> _Problem statement_: Your copy of the material below should match it exactly, except that it holds no pictures.

> _Dataset content_:

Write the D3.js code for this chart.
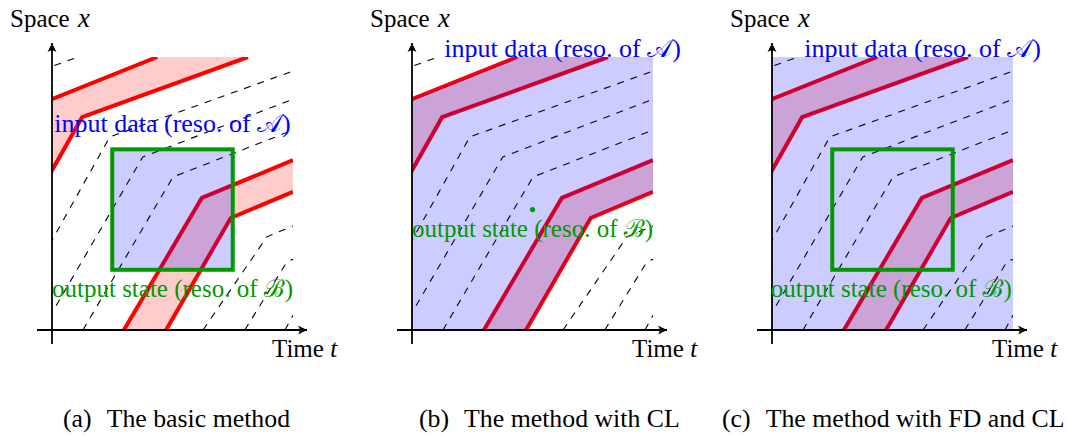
<!DOCTYPE html>
<html>
<head>
<meta charset="utf-8">
<script src="https://cdn.jsdelivr.net/npm/d3@7"></script>
<style>
  body { margin: 0; background: #fff; }
</style>
</head>
<body>
<div class="chart"></div>
<script>
// characteristic curves as [t, x] points in plot units
var dashedCurves = [
  [[-0.6, 6.35], [0.65, 6.8]],
  [[-1.25, 0], [1.44, 4.81], [6, 6.45]],
  [[-0.25, 0], [2.26, 4.31], [6, 5.75]],
  [[0.77, 0], [3.01, 3.81], [6, 4.98]],
  [[3.76, 0], [5.35, 2.32], [6, 2.59]],
  [[4.80, 0], [5.85, 1.70], [6, 1.76]],
  [[5.80, 0], [6.1, 0.55]]
];
var upperBand = [
  [[-3.25, 0], [-0.1, 5.71], [2.62, 6.8]],
  [[-2.25, 0], [0.75, 5.30], [4.88, 6.8]]
];
var lowerBand = [
  [[1.79, 0], [3.73, 3.29], [6, 4.23]],
  [[2.84, 0], [4.45, 2.79], [6, 3.44]]
];
var outputBox = [[1.5, 1.5], [4.5, 4.5]];
var outputPoint = [3, 3];
var captionTags = ['(a)', '(b)', '(c)'];
var captionTexts = ['The basic method', 'The method with CL', 'The method with FD and CL'];
var blueModes = ['box', 'domain', 'all'];

var tMax = 6, xMax = 6.8;
var plotWidth = 241, plotHeight = 273, plotTop = 57;
var panelLeft = [52, 412, 772];
var captionLeft = [63, 419, 722];
var inputLabelAt = [[3.0, 4.93], [3.75, 6.8], [3.75, 6.8]];
var outputLabelAt = [[3.0, 0.82], [3.0, 2.32], [2.97, 0.82]];
var serif = "'Liberation Serif', 'DejaVu Serif', 'Noto Serif', serif";

var svg = d3.select('.chart')
  .append('svg')
  .attr('width', 1073)
  .attr('height', 436)
  .attr('font-family', serif);

var defs = svg.append('defs');
defs.append('clipPath')
  .attr('id', 'plotClip')
  .append('rect')
  .attr('x', 0).attr('y', 0)
  .attr('width', plotWidth).attr('height', plotHeight);

defs.append('marker')
  .attr('id', 'arrow')
  .attr('viewBox', '-10 -6 12 12')
  .attr('refX', 0).attr('refY', 0)
  .attr('markerUnits', 'userSpaceOnUse')
  .attr('markerWidth', 12).attr('markerHeight', 12)
  .attr('orient', 'auto')
  .append('path')
  .attr('d', 'M0,0 L-9,-4.5 Q-5.5,0 -9,4.5 Z')
  .style('fill', 'black');

var xScale = d3.scaleLinear().domain([0, tMax]).range([0, plotWidth]);
var yScale = d3.scaleLinear().domain([0, xMax]).range([plotHeight, 0]);

var line = d3.line()
  .x(d => xScale(d[0]))
  .y(d => yScale(d[1]));

function band(pair) {
  return pair[0].concat(pair[1].slice().reverse());
}

captionTexts.forEach((caption, i) => {
  var g = svg.append('g')
    .attr('transform', `translate(${panelLeft[i]}, ${plotTop})`);

  var plot = g.append('g').attr('clip-path', 'url(#plotClip)');

  // dashed characteristics
  plot.selectAll('.dash')
    .data(dashedCurves)
    .enter()
    .append('path')
    .attr('class', 'dash')
    .attr('d', line)
    .style('fill', 'none')
    .style('stroke', 'black')
    .style('stroke-width', 1.1)
    .style('stroke-dasharray', '7,7');

  // light red bands + their borders
  plot.selectAll('.band')
    .data([upperBand, lowerBand])
    .enter()
    .append('path')
    .attr('class', 'band')
    .attr('d', d => line(band(d)) + 'Z')
    .style('fill', 'rgba(255,0,0,0.2)')
    .style('stroke', 'none');

  plot.selectAll('.redline')
    .data(upperBand.concat(lowerBand))
    .enter()
    .append('path')
    .attr('class', 'redline')
    .attr('d', line)
    .style('fill', 'none')
    .style('stroke', '#ff0000')
    .style('stroke-width', 4);

  // blue region
  var mode = blueModes[i];
  var bluePath;
  if (mode == 'box') {
    bluePath = line([outputBox[0], [outputBox[1][0], outputBox[0][1]], outputBox[1], [outputBox[0][0], outputBox[1][1]]]) + 'Z';
  } else if (mode == 'domain') {
    bluePath = line(upperBand[0].concat([[tMax, xMax]], lowerBand[1].slice().reverse())) + 'Z';
  } else {
    bluePath = line([[0, 0], [tMax, 0], [tMax, xMax], [0, xMax]]) + 'Z';
  }
  plot.append('path')
    .attr('d', bluePath)
    .style('fill', 'rgba(0,0,255,0.2)')
    .style('stroke', 'none');

  if (mode != 'domain') {
    g.append('rect')
      .attr('x', xScale(outputBox[0][0]))
      .attr('y', yScale(outputBox[1][1]))
      .attr('width', xScale(outputBox[1][0]) - xScale(outputBox[0][0]))
      .attr('height', yScale(outputBox[0][1]) - yScale(outputBox[1][1]))
      .style('fill', 'none')
      .style('stroke', '#009900')
      .style('stroke-width', 4);
  } else {
    g.append('circle')
      .attr('cx', xScale(outputPoint[0]))
      .attr('cy', yScale(outputPoint[1]))
      .attr('r', 2.6)
      .style('fill', '#009900');
  }

  // axes
  g.append('line')
    .attr('x1', xScale(0) - 15).attr('x2', xScale(tMax) + 14)
    .attr('y1', yScale(0)).attr('y2', yScale(0))
    .style('stroke', 'black').style('stroke-width', 1.8)
    .attr('marker-end', 'url(#arrow)');
  g.append('line')
    .attr('x1', xScale(0)).attr('x2', xScale(0))
    .attr('y1', yScale(0) + 14).attr('y2', yScale(xMax) - 14)
    .style('stroke', 'black').style('stroke-width', 1.8)
    .attr('marker-end', 'url(#arrow)');

  // labels
  var sp = g.append('text')
    .attr('x', -42).attr('y', 27 - plotTop)
    .style('font-size', '25px');
  sp.append('tspan').text('Space ');
  sp.append('tspan').attr('dx', 2).style('font-style', 'italic').style('font-size', '27px').text('x');

  var tm = g.append('text')
    .attr('x', 220).attr('y', 357 - plotTop)
    .style('font-size', '25px');
  tm.append('tspan').text('Time ');
  tm.append('tspan').style('font-style', 'italic').text('t');

  var inp = g.append('text')
    .attr('x', xScale(inputLabelAt[i][0]))
    .attr('y', yScale(inputLabelAt[i][1]))
    .style('text-anchor', 'middle')
    .style('font-size', '26px')
    .style('fill', '#0000ff');
  inp.append('tspan').text('input data (reso. of ');
  inp.append('tspan').text('\u{1D49C}');
  inp.append('tspan').text(')');

  var out = g.append('text')
    .attr('x', xScale(outputLabelAt[i][0]))
    .attr('y', yScale(outputLabelAt[i][1]))
    .style('text-anchor', 'middle')
    .style('font-size', '25px')
    .style('fill', '#009900');
  out.append('tspan').text('output state (reso. of ');
  out.append('tspan').text('\u212C');
  out.append('tspan').text(')');

  var cap = svg.append('text')
    .attr('x', captionLeft[i]).attr('y', 427)
    .style('font-size', '25.8px');
  cap.append('tspan').text(captionTags[i]);
  cap.append('tspan').attr('dx', 15).text(caption);
});
</script>
</body>
</html>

> _Full response_:
Write the D3.js code for this chart.
<!DOCTYPE html>
<html>
<head>
<meta charset="utf-8">
<script src="https://cdn.jsdelivr.net/npm/d3@7"></script>
<style>
  body { margin: 0; background: #fff; }
</style>
</head>
<body>
<div class="chart"></div>
<script>
// characteristic curves as [t, x] points in plot units
var dashedCurves = [
  [[-0.6, 6.35], [0.65, 6.8]],
  [[-1.25, 0], [1.44, 4.81], [6, 6.45]],
  [[-0.25, 0], [2.26, 4.31], [6, 5.75]],
  [[0.77, 0], [3.01, 3.81], [6, 4.98]],
  [[3.76, 0], [5.35, 2.32], [6, 2.59]],
  [[4.80, 0], [5.85, 1.70], [6, 1.76]],
  [[5.80, 0], [6.1, 0.55]]
];
var upperBand = [
  [[-3.25, 0], [-0.1, 5.71], [2.62, 6.8]],
  [[-2.25, 0], [0.75, 5.30], [4.88, 6.8]]
];
var lowerBand = [
  [[1.79, 0], [3.73, 3.29], [6, 4.23]],
  [[2.84, 0], [4.45, 2.79], [6, 3.44]]
];
var outputBox = [[1.5, 1.5], [4.5, 4.5]];
var outputPoint = [3, 3];
var captionTags = ['(a)', '(b)', '(c)'];
var captionTexts = ['The basic method', 'The method with CL', 'The method with FD and CL'];
var blueModes = ['box', 'domain', 'all'];

var tMax = 6, xMax = 6.8;
var plotWidth = 241, plotHeight = 273, plotTop = 57;
var panelLeft = [52, 412, 772];
var captionLeft = [63, 419, 722];
var inputLabelAt = [[3.0, 4.93], [3.75, 6.8], [3.75, 6.8]];
var outputLabelAt = [[3.0, 0.82], [3.0, 2.32], [2.97, 0.82]];
var serif = "'Liberation Serif', 'DejaVu Serif', 'Noto Serif', serif";

var svg = d3.select('.chart')
  .append('svg')
  .attr('width', 1073)
  .attr('height', 436)
  .attr('font-family', serif);

var defs = svg.append('defs');
defs.append('clipPath')
  .attr('id', 'plotClip')
  .append('rect')
  .attr('x', 0).attr('y', 0)
  .attr('width', plotWidth).attr('height', plotHeight);

defs.append('marker')
  .attr('id', 'arrow')
  .attr('viewBox', '-10 -6 12 12')
  .attr('refX', 0).attr('refY', 0)
  .attr('markerUnits', 'userSpaceOnUse')
  .attr('markerWidth', 12).attr('markerHeight', 12)
  .attr('orient', 'auto')
  .append('path')
  .attr('d', 'M0,0 L-9,-4.5 Q-5.5,0 -9,4.5 Z')
  .style('fill', 'black');

var xScale = d3.scaleLinear().domain([0, tMax]).range([0, plotWidth]);
var yScale = d3.scaleLinear().domain([0, xMax]).range([plotHeight, 0]);

var line = d3.line()
  .x(d => xScale(d[0]))
  .y(d => yScale(d[1]));

function band(pair) {
  return pair[0].concat(pair[1].slice().reverse());
}

captionTexts.forEach((caption, i) => {
  var g = svg.append('g')
    .attr('transform', `translate(${panelLeft[i]}, ${plotTop})`);

  var plot = g.append('g').attr('clip-path', 'url(#plotClip)');

  // dashed characteristics
  plot.selectAll('.dash')
    .data(dashedCurves)
    .enter()
    .append('path')
    .attr('class', 'dash')
    .attr('d', line)
    .style('fill', 'none')
    .style('stroke', 'black')
    .style('stroke-width', 1.1)
    .style('stroke-dasharray', '7,7');

  // light red bands + their borders
  plot.selectAll('.band')
    .data([upperBand, lowerBand])
    .enter()
    .append('path')
    .attr('class', 'band')
    .attr('d', d => line(band(d)) + 'Z')
    .style('fill', 'rgba(255,0,0,0.2)')
    .style('stroke', 'none');

  plot.selectAll('.redline')
    .data(upperBand.concat(lowerBand))
    .enter()
    .append('path')
    .attr('class', 'redline')
    .attr('d', line)
    .style('fill', 'none')
    .style('stroke', '#ff0000')
    .style('stroke-width', 4);

  // blue region
  var mode = blueModes[i];
  var bluePath;
  if (mode == 'box') {
    bluePath = line([outputBox[0], [outputBox[1][0], outputBox[0][1]], outputBox[1], [outputBox[0][0], outputBox[1][1]]]) + 'Z';
  } else if (mode == 'domain') {
    bluePath = line(upperBand[0].concat([[tMax, xMax]], lowerBand[1].slice().reverse())) + 'Z';
  } else {
    bluePath = line([[0, 0], [tMax, 0], [tMax, xMax], [0, xMax]]) + 'Z';
  }
  plot.append('path')
    .attr('d', bluePath)
    .style('fill', 'rgba(0,0,255,0.2)')
    .style('stroke', 'none');

  if (mode != 'domain') {
    g.append('rect')
      .attr('x', xScale(outputBox[0][0]))
      .attr('y', yScale(outputBox[1][1]))
      .attr('width', xScale(outputBox[1][0]) - xScale(outputBox[0][0]))
      .attr('height', yScale(outputBox[0][1]) - yScale(outputBox[1][1]))
      .style('fill', 'none')
      .style('stroke', '#009900')
      .style('stroke-width', 4);
  } else {
    g.append('circle')
      .attr('cx', xScale(outputPoint[0]))
      .attr('cy', yScale(outputPoint[1]))
      .attr('r', 2.6)
      .style('fill', '#009900');
  }

  // axes
  g.append('line')
    .attr('x1', xScale(0) - 15).attr('x2', xScale(tMax) + 14)
    .attr('y1', yScale(0)).attr('y2', yScale(0))
    .style('stroke', 'black').style('stroke-width', 1.8)
    .attr('marker-end', 'url(#arrow)');
  g.append('line')
    .attr('x1', xScale(0)).attr('x2', xScale(0))
    .attr('y1', yScale(0) + 14).attr('y2', yScale(xMax) - 14)
    .style('stroke', 'black').style('stroke-width', 1.8)
    .attr('marker-end', 'url(#arrow)');

  // labels
  var sp = g.append('text')
    .attr('x', -42).attr('y', 27 - plotTop)
    .style('font-size', '25px');
  sp.append('tspan').text('Space ');
  sp.append('tspan').attr('dx', 2).style('font-style', 'italic').style('font-size', '27px').text('x');

  var tm = g.append('text')
    .attr('x', 220).attr('y', 357 - plotTop)
    .style('font-size', '25px');
  tm.append('tspan').text('Time ');
  tm.append('tspan').style('font-style', 'italic').text('t');

  var inp = g.append('text')
    .attr('x', xScale(inputLabelAt[i][0]))
    .attr('y', yScale(inputLabelAt[i][1]))
    .style('text-anchor', 'middle')
    .style('font-size', '26px')
    .style('fill', '#0000ff');
  inp.append('tspan').text('input data (reso. of ');
  inp.append('tspan').text('\u{1D49C}');
  inp.append('tspan').text(')');

  var out = g.append('text')
    .attr('x', xScale(outputLabelAt[i][0]))
    .attr('y', yScale(outputLabelAt[i][1]))
    .style('text-anchor', 'middle')
    .style('font-size', '25px')
    .style('fill', '#009900');
  out.append('tspan').text('output state (reso. of ');
  out.append('tspan').text('\u212C');
  out.append('tspan').text(')');

  var cap = svg.append('text')
    .attr('x', captionLeft[i]).attr('y', 427)
    .style('font-size', '25.8px');
  cap.append('tspan').text(captionTags[i]);
  cap.append('tspan').attr('dx', 15).text(caption);
});
</script>
</body>
</html>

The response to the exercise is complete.